When should you use a notary? Are you signing a business or sales contract? If yes, then consider a notary. Have you loaned money to a friend/family member/business? If yes, then after creating a Promissory Note, your next step should be to notarize the signatures. Are you hiring or being hired as an independent contractor? If you do not already have a written Independent Contractor Agreement, do that first and then have it notarized.
If you are writing a Last Will and Testament, you are likely required to sign this document before a notary. But if not – do it anyway. If you and the other party in the agreement live in different locations, you can still verify the signatures through a local notary.
Why do you need to use a notary if the law does not require it?

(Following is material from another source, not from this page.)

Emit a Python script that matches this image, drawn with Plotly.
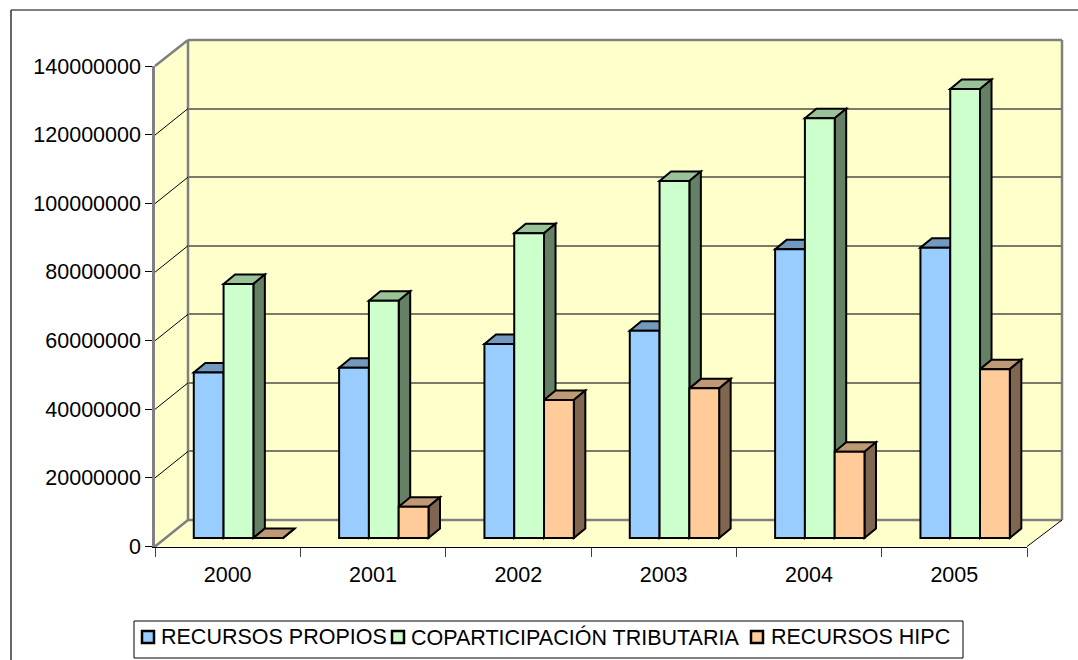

Because it can save you time, money, and frustration.
Consider this: a “horror” story from an attorney about the more than 15 days he and his client spent in negotiations just to prove whether or not the signature on an IOU was legitimate. Imagine wasting half of a month of your life trying to prove that the person who signed a contract with you actually signed the contract. How could you possibly avoid this insanity? Two words: Notary Public.
The Fine Print
While a notary can be a fairly powerful legal tool for you and your business, they are only meant to be witnesses – not document preparers or legal counsel. A notary public will neither prepare your contract for you nor will he/she provide you with any advice (other than where to sign).
Even if the law does not require that your contract/agreement/document be notarized, you would still be wise to make use of this service. As the popular saying goes – better safe than sorry.